How do you handle the anticipation of the NHL draft? By treating it like any other weekend.
“I’m not going to think about it,” said Dysin Mayo of Victoria, Central Scouting’s 82nd ranked North American skater for the draft which takes place today and Saturday at Wells Fargo Center in Philadelphia.
“There is nothing I can do at this point to change my stock.”
But there was a lot the Juan de Fuca minor hockey grad could have done, and did, over the spring in an extended post-season run with the Edmonton Oil Kings to the Memorial Cup title.
“The longer the playoff run, the longer scouts have a chance to look at you,” said Mayo.
He certainly didn’t hurt his reputation as a two-way blue-liner, taking care of business in his own end while also leading all Oil Kings defencemen in scoring in the WHL playoffs with three goals and 12 assists in 21 games while adding an assist in five Memorial Cup games.
But the draft can be a crapshoot.
“I don’t want to get my hopes up. I have no idea what to expect,” said Mayo.
Fellow WHL blue-liner Joe Hicketts of the Victoria Royals was left off Central Scouting’s ranking list, mainly because of an injury that limited him to 36 regular-season games in 2013-14. But Hicketts did get to extend his season with bronze-medallist Canada at the IIHF Under-18 world championship in Finland.
“I haven’t heard a lot [about his draft prognosis],” said Hicketts, from his home in Kamloops.
“The consensus is some teams might shy away because of all the time off I had last season. I’m understanding of that.”
Hicketts, five-foot-eight but a highly mobile blue-liner who can start plays and jump into attack, is taking the long view.
“I’m working hard through the summer and hope to be in a [NHL team] camp,” he said.
“I’m hoping then to have a strong start to the [Royals 2014-15 WHL] season. About 99 per cent of the players taken in the NHL draft will be back in junior next season.”

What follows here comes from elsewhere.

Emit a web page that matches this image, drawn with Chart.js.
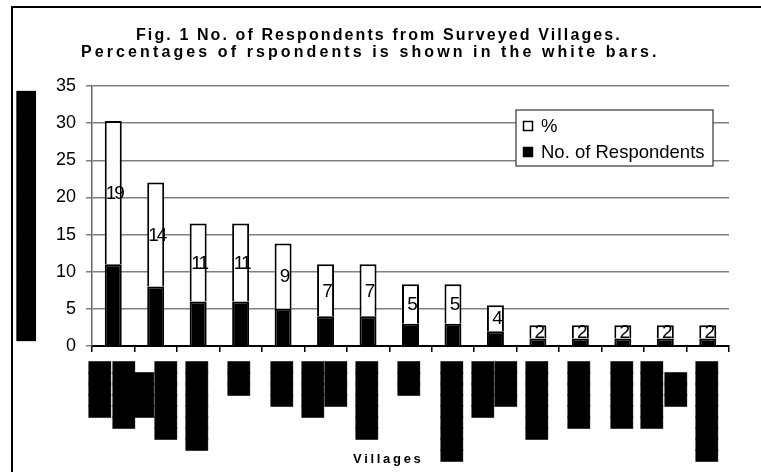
<!DOCTYPE html>
<html><head><meta charset="utf-8">
<script src="https://cdn.jsdelivr.net/npm/chart.js@4.4.0/dist/chart.umd.min.js"></script>
<style>html,body{margin:0;padding:0;background:#fff}#wrap{width:761px;height:472px;position:relative}</style>
</head><body><div id="wrap"><canvas id="c" width="761" height="472"></canvas></div>
<script>
// Village names are redacted (black blocks) in the source picture
const villageLabels = [
  ["█████", "", "██████"],
  ["████ ", "", "███████"],
  ["", "████████"],
  ["", "███"],
  ["", "████"],
  ["█████", "", "████"],
  ["", "███████"],
  ["", "███"],
  ["", "█████████"],
  ["█████", "", "████"],
  ["", "███████"],
  ["", "██████"],
  ["", "██████"],
  ["██████", "", "███ "],
  ["", "█████████"]
];
const respondents = [11, 8, 6, 6, 5, 4, 4, 3, 3, 2, 1, 1, 1, 1, 1];
const percent = [19.3, 14.0, 10.5, 10.5, 8.8, 7.0, 7.0, 5.3, 5.3, 3.5, 1.8, 1.8, 1.8, 1.8, 1.8];
const yTickMin = 0, yTickMax = 35, yTickStep = 5;
const titleLines = ["Fig. 1 No. of Respondents from Surveyed Villages.", "Percentages of rspondents is shown in the white bars."];
const xTitle = "Villages";
const yTitle = "█████████████████████████"; // redacted axis title

const framePlugin = {
  id: 'frame',
  beforeDraw(chart) {
    const ctx = chart.ctx;
    ctx.save();
    ctx.fillStyle = '#fff';
    ctx.fillRect(0, 0, chart.width, chart.height);
    ctx.fillStyle = '#000';
    ctx.fillRect(11, 6, chart.width - 11, 2);
    ctx.fillRect(11, 6, 2, chart.height - 6);
    ctx.restore();
  },
  afterDraw(chart) {
    const ctx = chart.ctx, a = chart.chartArea;
    ctx.save();
    ctx.fillStyle = '#000';
    ctx.textAlign = 'left';
    ctx.textBaseline = 'alphabetic';
    ctx.font = 'bold 16px "Liberation Sans", Arial, sans-serif';
    ctx.letterSpacing = '2.1px';
    ctx.fillText(titleLines[0], 136, 40);
    ctx.letterSpacing = '3.1px';
    ctx.fillText(titleLines[1], 81, 56.5);
    ctx.font = 'bold 13px "Liberation Sans", Arial, sans-serif';
    ctx.letterSpacing = '2.7px';
    ctx.fillText(xTitle, 353, 463);
    ctx.letterSpacing = '0px';
    // legend
    const lx = a.right - 213, ly = a.top + 24, lw = 197, lh = 56;
    ctx.fillStyle = '#fff';
    ctx.fillRect(lx, ly, lw, lh);
    ctx.strokeStyle = '#333';
    ctx.lineWidth = 1.2;
    ctx.strokeRect(lx, ly, lw, lh);
    const items = chart.data.datasets.slice().reverse();
    ctx.font = '18.5px "Liberation Sans", Arial, sans-serif';
    ctx.textBaseline = 'middle';
    items.forEach((ds, i) => {
      const cy = ly + 16 + i * 26;
      ctx.fillStyle = ds.backgroundColor;
      ctx.fillRect(lx + 7.5, cy - 4.5, 9, 9);
      ctx.strokeStyle = '#000';
      ctx.lineWidth = 1.5;
      ctx.strokeRect(lx + 7.5, cy - 4.5, 9, 9);
      ctx.fillStyle = '#000';
      ctx.fillText(ds.label, lx + 25, cy + 1);
    });
    ctx.restore();
  },
  afterDatasetsDraw(chart) {
    const ctx = chart.ctx;
    const meta = chart.getDatasetMeta(1);
    const vals = chart.data.datasets[1].data;
    ctx.save();
    ctx.fillStyle = '#000';
    ctx.font = '19px "Liberation Sans", Arial, sans-serif';
    ctx.textAlign = 'center';
    ctx.textBaseline = 'middle';
    ctx.letterSpacing = '-2px';
    meta.data.forEach((bar, i) => {
      const p = bar.getProps(['x', 'y', 'base'], true);
      ctx.fillText(String(Math.round(vals[i])), p.x + 1, (p.y + p.base) / 2 + 1);
    });
    ctx.restore();
  }
};

new Chart(document.getElementById('c'), {
  type: 'bar',
  data: {
    labels: villageLabels,
    datasets: [
      { label: 'No. of Respondents', data: respondents, backgroundColor: '#000', borderColor: '#000', borderWidth: 2, stack: 's' },
      { label: '%', data: percent, backgroundColor: '#fff', borderColor: '#000', borderWidth: 2, stack: 's' }
    ]
  },
  options: {
    responsive: false,
    animation: false,
    devicePixelRatio: 1,
    layout: { padding: { top: 86, right: 32, bottom: 0, left: 0 } },
    plugins: { legend: { display: false }, title: { display: false }, tooltip: { enabled: false } },
    datasets: { bar: { categoryPercentage: 0.4, barPercentage: 1 } },
    scales: {
      x: {
        stacked: true,
        grid: { display: true, drawOnChartArea: false, drawTicks: true, tickLength: 6, color: '#000', lineWidth: 1.5, offset: true },
        border: { color: '#000', width: 2 },
        ticks: { autoSkip: false, minRotation: 90, maxRotation: 90, padding: 10, labelOffset: -11.6, color: '#000',
          textStrokeColor: '#000', textStrokeWidth: 1,
          font: { family: 'DejaVu Sans Mono', size: 18.27, lineHeight: '11.6px' } },
        afterFit: s => { s.height = 126; }
      },
      y: {
        stacked: true, min: yTickMin, max: yTickMax,
        ticks: { stepSize: yTickStep, padding: 10, color: '#000', font: { family: 'Liberation Sans', size: 18 } },
        grid: { color: '#808080', lineWidth: 1.5, tickLength: 6 },
        border: { color: '#666', width: 1.5 },
        title: { display: true, text: yTitle, color: '#000', font: { family: 'DejaVu Sans Mono', size: 16.61, lineHeight: '20px' }, padding: { top: 18, bottom: 0 } },
        afterFit: s => { s.width = 92; }
      }
    }
  },
  plugins: [framePlugin]
});
</script></body></html>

Part of Hicketts’ off-season regimen includes ball hockey and he plans to be in Victoria later this summer for the provincial championships with the Interior first-place Kamloops Jets.
A crease player expected to be selected this weekend in Philadelphia is Alec Dillon. The netminder is coming off a breakout rookie season in the B.C. Hockey League with the Victoria Grizzlies and ranked 13th among North American goaltenders for the NHL draft. This is a guy who two years ago was playing Junior B with the West Shore Wolves after being cut by the Grizzlies. Dillon’s rise last season was quick and sharp, and his six-foot-five frame hasn’t gone unnoticed. The lanky Belmont Secondary graduate was among 34 goaltenders invited earlier this month to the Hockey Canada Program of Excellence goaltending camp in Calgary. Dillon has a U.S. collegiate NCAA athletic scholarship offer to Renssellaer Polytechnic Institute beginning in 2015-16. His WHL rights are held by the Oil Kings.